Progetto ROVINA “Robots per l’esplorazione, la conservazione digitale e la visualizzazione dei siti archeologici”
CONCEPT AND OBJECTIVES
Mapping and digitizing archeological sites is an important task to preserve cultural heritage. Systems used for digitizing archeological sites typically build upon static 3D laser scanning technology that has to be brought into archeological sites by humans. While this is acceptable for accessible sites, it prevents the digitization of sites that are inaccessible by humans. In the field of robotics, however, there has recently been a tremendous progress in the development of autonomous robots that offer various services to their users. The task of autonomously exploring three-dimensional underground environments such as caves, however, still opens a series of challenges. The reasons for this are manifold. Such environments pose enormous difficulties to autonomous robots because of the problematic perception (no/poor lighting, unpredictable situations, difficult scene interpretation, complex traversability analysis, . . . ) paired with limited communication capabilities, which restrict the continuous supervision and tele-operation by human users.
The goals of ROVINA are:
- to provide novel technology that supports the preservation of cultural heritage by allowing the acquisition of digital models in hard-to-access environments
- to extend the technology of autonomous navigation for robots designed to explore unknown underground environments such as caves and catacombs
- to develop novel techniques to construct large 3D textured models of these poorly structured environments
- to offer a cost-effective support for performing continuous monitoring of these sites and to enable comparative analysis that will allow to devise better preservation plans.

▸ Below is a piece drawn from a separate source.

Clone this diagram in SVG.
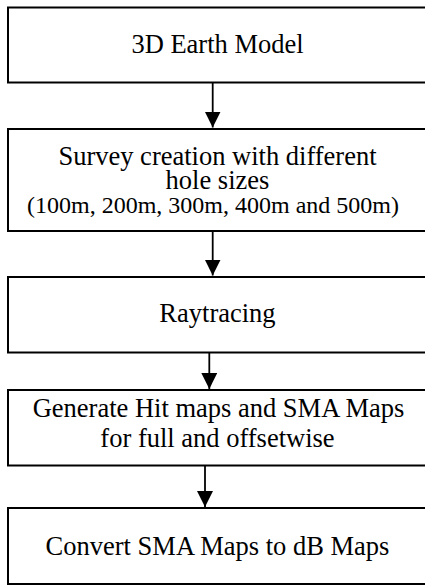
<svg xmlns="http://www.w3.org/2000/svg" width="425" height="585" viewBox="0 0 425 585">
<style>
.box{fill:#fff;stroke:#000;stroke-width:2}
.t{font-family:"Liberation Serif","Times New Roman",serif;font-size:26.5px;fill:#000;text-anchor:middle}
.s{font-size:24px}
.c{stroke:#000;stroke-width:1.8;fill:none}
</style>
<defs>
<marker id="ah" viewBox="0 0 16 16" refX="16" refY="8" markerWidth="16" markerHeight="16" markerUnits="userSpaceOnUse" orient="auto">
<path d="M0,0 L16,8 L0,16 Z" fill="#000"/>
</marker>
</defs>
<rect width="425" height="585" fill="#fff"/>
<g id="n1"><rect class="box" x="8" y="7.5" width="420" height="75"/><text class="t" x="217.5" y="53">3D Earth Model</text></g>
<g id="n2"><rect class="box" x="8" y="129" width="420" height="102"/><text class="t" x="217.5" y="165">Survey creation with different</text><text class="t" x="217.5" y="189">hole sizes</text><text class="t s" x="213" y="213">(100m, 200m, 300m, 400m and 500m)</text></g>
<g id="n3"><rect class="box" x="8" y="277" width="420" height="75.5"/><text class="t" x="217.5" y="322">Raytracing</text></g>
<g id="n4"><rect class="box" x="8" y="390" width="420" height="75.5"/><text class="t" x="218.5" y="417">Generate Hit maps and SMA Maps</text><text class="t" x="217.5" y="447">for full and offsetwise</text></g>
<g id="n5"><rect class="box" x="8" y="508" width="420" height="76"/><text class="t" x="217.5" y="555">Convert SMA Maps to dB Maps</text></g>
<g id="connectors">
<line class="c" x1="212.7" y1="83" x2="212.7" y2="127.5" marker-end="url(#ah)"/>
<line class="c" x1="212.7" y1="231.5" x2="212.7" y2="275.5" marker-end="url(#ah)"/>
<line class="c" x1="209.3" y1="353" x2="209.3" y2="389" marker-end="url(#ah)"/>
<line class="c" x1="205" y1="466" x2="205" y2="507" marker-end="url(#ah)"/>
</g>
</svg>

The technology developed in ROVINA will allow a mobile robot to effectively explore such environments, to acquire a detailed model enriched with semantic information, adapt its navigation behavior according to an enhanced traversability analysis and interact with remote users in an effective way.
To achieve this objective, the ROVINA consortium consists of leading researchers in the fields of digital preservation, autonomous and networked robots, navigation, vision and perception. We will provide novel technologies for the following tasks:
- Flexible user-interfaces providing different levels of autonomy and addressing the needs of different user groups
- Reliable navigation in challenging environments
- Building accurate maps of 3D environments given multi-modal sensory data in an online fashion
- Extracting semantic information from the multi-modal sensor data, i.e., classification of traversability or the identification of archeologically interesting artifacts
- Reliable and cost-effective exploration of unknown and unstructured 3D environments
APPLICATION SCENARIO: THE CATACOMBS OF ROME AND NAPLES
The Catacombs of Rome and Naples have been selected as an application scenario for the project.
At present, only five catacombs are open to the public. The other catacombs are still not open because of their instability. The digitization of these in large parts unexplored and not accessible environments is a challenging endeavor. They are well-suited to serve as as testbed for the ROVINA system for the exploration, digital preservation and explorations of archeological sites.
Operating in such environments requires us to solve several relevant problems simultaneously. This includes the inherent need for robust algorithms due to the inaccessibility of most catacombs, methods that can be executed online since the robot has to act autonomously, sophisticated navigation techniques due to the complexity of the environment which includes debris and dangerous passages, mapping, reconstruction and detection algorithms that can deal with a high degree of repetitive structures in such large-scale environments, user interfaces with a high degree of situation awareness, post processing of the acquired data to allow the detection of differences that occur over time and that allow to determine which regions of the environment need intervention. All this is performed in unknown environments and under potentially unreliable communication links, while requiring a high level of detail in the resulting model. Techniques developed to be successful in these challenging settings can be directly transferred to a large variety of cultural heritage sites.